_WHAT NEEDS TO BE DONE_
Don't copy the pictures; return every other part of the records exactly.

━━━━━━━━━━

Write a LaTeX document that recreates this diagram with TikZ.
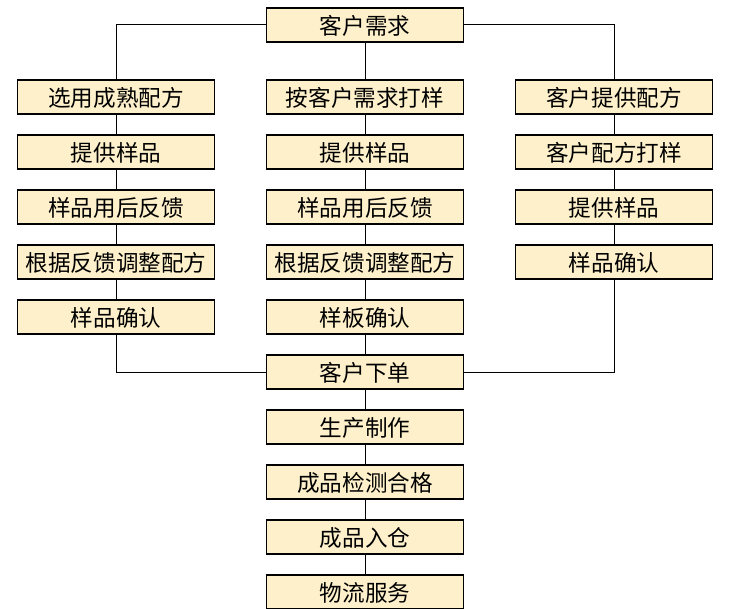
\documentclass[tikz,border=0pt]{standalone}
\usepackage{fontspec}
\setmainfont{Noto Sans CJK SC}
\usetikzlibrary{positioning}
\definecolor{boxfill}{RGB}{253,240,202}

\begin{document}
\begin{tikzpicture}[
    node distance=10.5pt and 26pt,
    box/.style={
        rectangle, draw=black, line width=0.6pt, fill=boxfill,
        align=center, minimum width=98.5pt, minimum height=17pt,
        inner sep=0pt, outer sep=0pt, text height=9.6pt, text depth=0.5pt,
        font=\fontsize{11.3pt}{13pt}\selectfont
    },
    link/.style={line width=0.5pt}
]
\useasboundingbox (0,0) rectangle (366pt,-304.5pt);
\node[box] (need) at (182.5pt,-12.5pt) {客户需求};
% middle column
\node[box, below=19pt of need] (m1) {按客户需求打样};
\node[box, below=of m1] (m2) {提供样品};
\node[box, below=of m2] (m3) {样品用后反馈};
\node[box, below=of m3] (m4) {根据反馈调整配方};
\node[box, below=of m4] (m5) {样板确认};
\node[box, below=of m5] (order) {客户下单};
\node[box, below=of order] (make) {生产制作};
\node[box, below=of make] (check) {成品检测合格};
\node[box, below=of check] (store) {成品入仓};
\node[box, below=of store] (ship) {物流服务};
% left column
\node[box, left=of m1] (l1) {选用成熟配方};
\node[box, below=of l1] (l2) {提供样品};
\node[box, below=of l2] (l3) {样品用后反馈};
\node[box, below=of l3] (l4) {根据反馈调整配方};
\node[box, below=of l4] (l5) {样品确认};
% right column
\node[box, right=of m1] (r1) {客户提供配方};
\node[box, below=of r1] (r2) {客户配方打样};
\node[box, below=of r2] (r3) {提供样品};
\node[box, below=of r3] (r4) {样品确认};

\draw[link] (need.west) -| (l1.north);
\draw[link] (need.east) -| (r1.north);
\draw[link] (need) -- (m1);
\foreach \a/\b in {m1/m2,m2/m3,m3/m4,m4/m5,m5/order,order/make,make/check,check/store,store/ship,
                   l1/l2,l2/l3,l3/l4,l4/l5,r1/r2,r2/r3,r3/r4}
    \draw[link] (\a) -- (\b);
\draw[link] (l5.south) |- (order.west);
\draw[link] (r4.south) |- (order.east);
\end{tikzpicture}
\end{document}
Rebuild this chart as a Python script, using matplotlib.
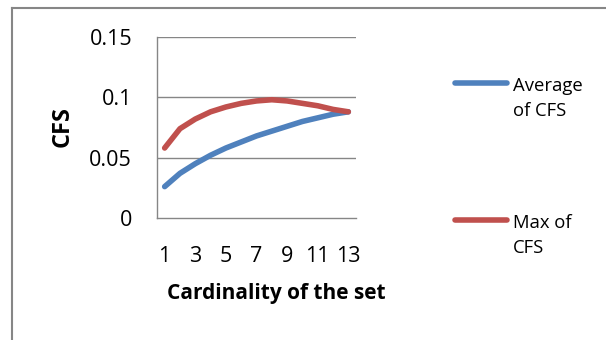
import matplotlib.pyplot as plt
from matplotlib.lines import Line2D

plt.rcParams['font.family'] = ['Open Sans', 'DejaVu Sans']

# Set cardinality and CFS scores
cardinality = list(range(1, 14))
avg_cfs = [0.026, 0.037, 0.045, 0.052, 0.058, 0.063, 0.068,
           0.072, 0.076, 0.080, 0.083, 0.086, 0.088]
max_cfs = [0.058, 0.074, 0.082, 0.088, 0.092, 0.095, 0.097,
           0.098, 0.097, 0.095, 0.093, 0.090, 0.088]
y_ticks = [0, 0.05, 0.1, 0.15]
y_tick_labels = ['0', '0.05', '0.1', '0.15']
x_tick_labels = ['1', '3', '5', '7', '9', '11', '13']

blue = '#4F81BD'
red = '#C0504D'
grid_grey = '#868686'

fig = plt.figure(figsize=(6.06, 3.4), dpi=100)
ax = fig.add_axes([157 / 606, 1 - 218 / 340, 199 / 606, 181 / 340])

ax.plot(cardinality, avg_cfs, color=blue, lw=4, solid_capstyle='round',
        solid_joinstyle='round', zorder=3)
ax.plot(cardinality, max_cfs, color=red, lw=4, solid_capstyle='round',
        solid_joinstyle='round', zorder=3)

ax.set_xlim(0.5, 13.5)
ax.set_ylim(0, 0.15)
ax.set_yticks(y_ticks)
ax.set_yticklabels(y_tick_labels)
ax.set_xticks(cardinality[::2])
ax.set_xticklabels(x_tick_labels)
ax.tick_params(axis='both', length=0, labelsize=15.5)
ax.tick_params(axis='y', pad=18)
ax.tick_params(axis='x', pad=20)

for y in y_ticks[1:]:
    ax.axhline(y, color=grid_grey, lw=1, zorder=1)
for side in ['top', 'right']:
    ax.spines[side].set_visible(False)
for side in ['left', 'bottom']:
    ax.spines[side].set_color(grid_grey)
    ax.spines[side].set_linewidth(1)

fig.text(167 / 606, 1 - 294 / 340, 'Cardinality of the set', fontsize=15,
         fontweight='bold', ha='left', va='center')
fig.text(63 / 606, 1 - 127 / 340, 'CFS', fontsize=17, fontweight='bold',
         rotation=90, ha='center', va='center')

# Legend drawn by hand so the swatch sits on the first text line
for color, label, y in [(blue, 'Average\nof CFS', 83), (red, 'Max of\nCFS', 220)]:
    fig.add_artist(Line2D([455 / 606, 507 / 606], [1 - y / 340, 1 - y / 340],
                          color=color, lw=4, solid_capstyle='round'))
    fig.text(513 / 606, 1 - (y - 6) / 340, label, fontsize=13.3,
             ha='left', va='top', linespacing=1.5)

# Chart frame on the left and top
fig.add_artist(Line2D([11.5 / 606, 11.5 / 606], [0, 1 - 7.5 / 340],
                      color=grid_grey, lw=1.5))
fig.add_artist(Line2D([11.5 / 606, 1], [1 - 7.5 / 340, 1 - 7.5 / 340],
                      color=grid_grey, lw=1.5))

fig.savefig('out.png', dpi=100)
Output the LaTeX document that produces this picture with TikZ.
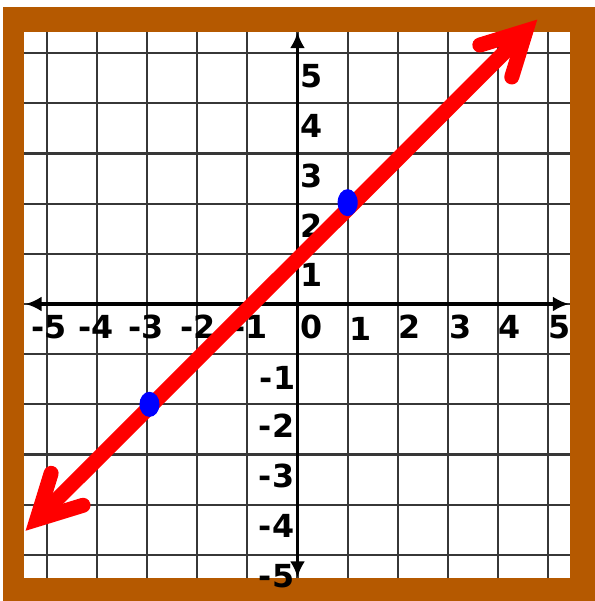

━━━━━━━━━━

_COMPLETED TASK_
Write a LaTeX document that recreates this diagram with TikZ.
\documentclass[tikz,border=0pt]{standalone}
\usepackage{fontspec}
\setmainfont{Noto Sans CJK SC}
\usetikzlibrary{positioning}
\definecolor{boxfill}{RGB}{253,240,202}

\begin{document}
\begin{tikzpicture}[
    node distance=10.5pt and 26pt,
    box/.style={
        rectangle, draw=black, line width=0.6pt, fill=boxfill,
        align=center, minimum width=98.5pt, minimum height=17pt,
        inner sep=0pt, outer sep=0pt, text height=9.6pt, text depth=0.5pt,
        font=\fontsize{11.3pt}{13pt}\selectfont
    },
    link/.style={line width=0.5pt}
]
\useasboundingbox (0,0) rectangle (366pt,-304.5pt);
\node[box] (need) at (182.5pt,-12.5pt) {客户需求};
% middle column
\node[box, below=19pt of need] (m1) {按客户需求打样};
\node[box, below=of m1] (m2) {提供样品};
\node[box, below=of m2] (m3) {样品用后反馈};
\node[box, below=of m3] (m4) {根据反馈调整配方};
\node[box, below=of m4] (m5) {样板确认};
\node[box, below=of m5] (order) {客户下单};
\node[box, below=of order] (make) {生产制作};
\node[box, below=of make] (check) {成品检测合格};
\node[box, below=of check] (store) {成品入仓};
\node[box, below=of store] (ship) {物流服务};
% left column
\node[box, left=of m1] (l1) {选用成熟配方};
\node[box, below=of l1] (l2) {提供样品};
\node[box, below=of l2] (l3) {样品用后反馈};
\node[box, below=of l3] (l4) {根据反馈调整配方};
\node[box, below=of l4] (l5) {样品确认};
% right column
\node[box, right=of m1] (r1) {客户提供配方};
\node[box, below=of r1] (r2) {客户配方打样};
\node[box, below=of r2] (r3) {提供样品};
\node[box, below=of r3] (r4) {样品确认};

\draw[link] (need.west) -| (l1.north);
\draw[link] (need.east) -| (r1.north);
\draw[link] (need) -- (m1);
\foreach \a/\b in {m1/m2,m2/m3,m3/m4,m4/m5,m5/order,order/make,make/check,check/store,store/ship,
                   l1/l2,l2/l3,l3/l4,l4/l5,r1/r2,r2/r3,r3/r4}
    \draw[link] (\a) -- (\b);
\draw[link] (l5.south) |- (order.west);
\draw[link] (r4.south) |- (order.east);
\end{tikzpicture}
\end{document}
Rebuild this chart as a Python script, using matplotlib.
import matplotlib.pyplot as plt
from matplotlib.lines import Line2D

plt.rcParams['font.family'] = ['Open Sans', 'DejaVu Sans']

# Set cardinality and CFS scores
cardinality = list(range(1, 14))
avg_cfs = [0.026, 0.037, 0.045, 0.052, 0.058, 0.063, 0.068,
           0.072, 0.076, 0.080, 0.083, 0.086, 0.088]
max_cfs = [0.058, 0.074, 0.082, 0.088, 0.092, 0.095, 0.097,
           0.098, 0.097, 0.095, 0.093, 0.090, 0.088]
y_ticks = [0, 0.05, 0.1, 0.15]
y_tick_labels = ['0', '0.05', '0.1', '0.15']
x_tick_labels = ['1', '3', '5', '7', '9', '11', '13']

blue = '#4F81BD'
red = '#C0504D'
grid_grey = '#868686'

fig = plt.figure(figsize=(6.06, 3.4), dpi=100)
ax = fig.add_axes([157 / 606, 1 - 218 / 340, 199 / 606, 181 / 340])

ax.plot(cardinality, avg_cfs, color=blue, lw=4, solid_capstyle='round',
        solid_joinstyle='round', zorder=3)
ax.plot(cardinality, max_cfs, color=red, lw=4, solid_capstyle='round',
        solid_joinstyle='round', zorder=3)

ax.set_xlim(0.5, 13.5)
ax.set_ylim(0, 0.15)
ax.set_yticks(y_ticks)
ax.set_yticklabels(y_tick_labels)
ax.set_xticks(cardinality[::2])
ax.set_xticklabels(x_tick_labels)
ax.tick_params(axis='both', length=0, labelsize=15.5)
ax.tick_params(axis='y', pad=18)
ax.tick_params(axis='x', pad=20)

for y in y_ticks[1:]:
    ax.axhline(y, color=grid_grey, lw=1, zorder=1)
for side in ['top', 'right']:
    ax.spines[side].set_visible(False)
for side in ['left', 'bottom']:
    ax.spines[side].set_color(grid_grey)
    ax.spines[side].set_linewidth(1)

fig.text(167 / 606, 1 - 294 / 340, 'Cardinality of the set', fontsize=15,
         fontweight='bold', ha='left', va='center')
fig.text(63 / 606, 1 - 127 / 340, 'CFS', fontsize=17, fontweight='bold',
         rotation=90, ha='center', va='center')

# Legend drawn by hand so the swatch sits on the first text line
for color, label, y in [(blue, 'Average\nof CFS', 83), (red, 'Max of\nCFS', 220)]:
    fig.add_artist(Line2D([455 / 606, 507 / 606], [1 - y / 340, 1 - y / 340],
                          color=color, lw=4, solid_capstyle='round'))
    fig.text(513 / 606, 1 - (y - 6) / 340, label, fontsize=13.3,
             ha='left', va='top', linespacing=1.5)

# Chart frame on the left and top
fig.add_artist(Line2D([11.5 / 606, 11.5 / 606], [0, 1 - 7.5 / 340],
                      color=grid_grey, lw=1.5))
fig.add_artist(Line2D([11.5 / 606, 1], [1 - 7.5 / 340, 1 - 7.5 / 340],
                      color=grid_grey, lw=1.5))

fig.savefig('out.png', dpi=100)
Output the LaTeX document that produces this picture with TikZ.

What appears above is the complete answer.